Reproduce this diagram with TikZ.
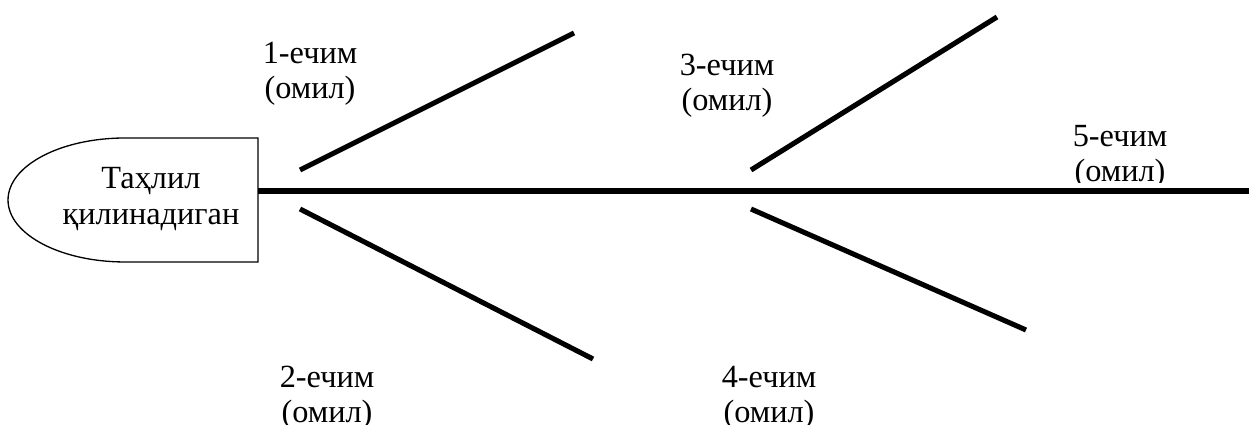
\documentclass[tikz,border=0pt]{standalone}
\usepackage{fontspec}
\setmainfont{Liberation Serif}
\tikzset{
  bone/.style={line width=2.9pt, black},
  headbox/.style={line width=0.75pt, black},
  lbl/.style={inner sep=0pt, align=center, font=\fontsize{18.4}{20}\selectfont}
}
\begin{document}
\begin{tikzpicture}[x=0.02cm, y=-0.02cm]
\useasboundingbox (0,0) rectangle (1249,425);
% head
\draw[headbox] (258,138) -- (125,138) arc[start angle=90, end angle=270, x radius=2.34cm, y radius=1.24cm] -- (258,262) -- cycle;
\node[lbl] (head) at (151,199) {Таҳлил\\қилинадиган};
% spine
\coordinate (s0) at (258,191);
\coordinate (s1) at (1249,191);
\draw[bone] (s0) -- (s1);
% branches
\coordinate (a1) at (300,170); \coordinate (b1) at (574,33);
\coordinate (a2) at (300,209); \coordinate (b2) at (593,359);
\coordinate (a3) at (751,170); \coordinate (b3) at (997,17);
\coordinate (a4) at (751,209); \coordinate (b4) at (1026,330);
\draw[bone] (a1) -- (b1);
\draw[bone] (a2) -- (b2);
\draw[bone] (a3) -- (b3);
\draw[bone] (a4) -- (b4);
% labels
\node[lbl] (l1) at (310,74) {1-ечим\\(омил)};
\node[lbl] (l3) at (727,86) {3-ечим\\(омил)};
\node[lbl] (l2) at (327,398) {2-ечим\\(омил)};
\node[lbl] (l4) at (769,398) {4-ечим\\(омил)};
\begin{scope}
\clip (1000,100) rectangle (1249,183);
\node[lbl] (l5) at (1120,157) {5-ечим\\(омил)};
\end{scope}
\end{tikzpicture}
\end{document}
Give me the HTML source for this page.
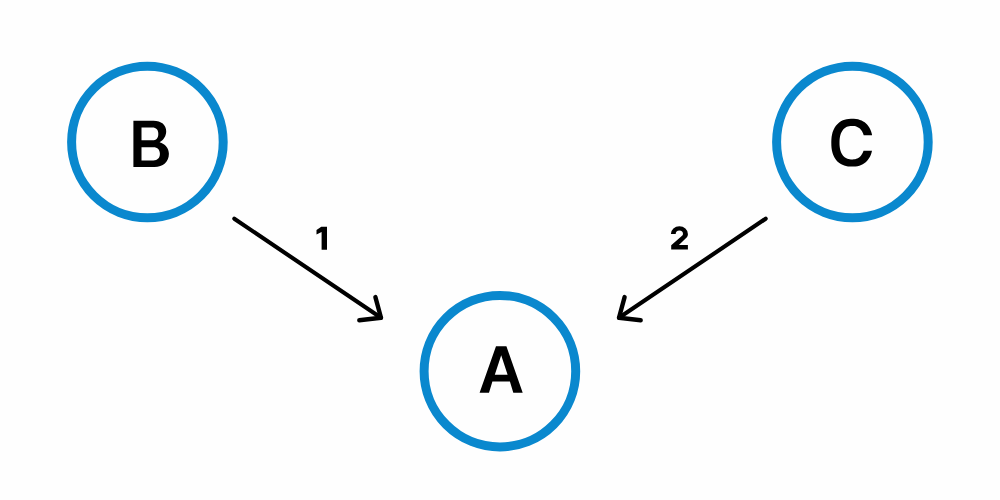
################
**EXERCISE DESCRIPTION**
Transcribe every entry word for word, but omit the pictures.

**TASK ANSWER**
Reproduce this diagram with TikZ.
\documentclass[tikz,border=0pt]{standalone}
\usepackage{fontspec}
\setmainfont{Liberation Serif}
\tikzset{
  bone/.style={line width=2.9pt, black},
  headbox/.style={line width=0.75pt, black},
  lbl/.style={inner sep=0pt, align=center, font=\fontsize{18.4}{20}\selectfont}
}
\begin{document}
\begin{tikzpicture}[x=0.02cm, y=-0.02cm]
\useasboundingbox (0,0) rectangle (1249,425);
% head
\draw[headbox] (258,138) -- (125,138) arc[start angle=90, end angle=270, x radius=2.34cm, y radius=1.24cm] -- (258,262) -- cycle;
\node[lbl] (head) at (151,199) {Таҳлил\\қилинадиган};
% spine
\coordinate (s0) at (258,191);
\coordinate (s1) at (1249,191);
\draw[bone] (s0) -- (s1);
% branches
\coordinate (a1) at (300,170); \coordinate (b1) at (574,33);
\coordinate (a2) at (300,209); \coordinate (b2) at (593,359);
\coordinate (a3) at (751,170); \coordinate (b3) at (997,17);
\coordinate (a4) at (751,209); \coordinate (b4) at (1026,330);
\draw[bone] (a1) -- (b1);
\draw[bone] (a2) -- (b2);
\draw[bone] (a3) -- (b3);
\draw[bone] (a4) -- (b4);
% labels
\node[lbl] (l1) at (310,74) {1-ечим\\(омил)};
\node[lbl] (l3) at (727,86) {3-ечим\\(омил)};
\node[lbl] (l2) at (327,398) {2-ечим\\(омил)};
\node[lbl] (l4) at (769,398) {4-ечим\\(омил)};
\begin{scope}
\clip (1000,100) rectangle (1249,183);
\node[lbl] (l5) at (1120,157) {5-ечим\\(омил)};
\end{scope}
\end{tikzpicture}
\end{document}
Give me the HTML source for this page.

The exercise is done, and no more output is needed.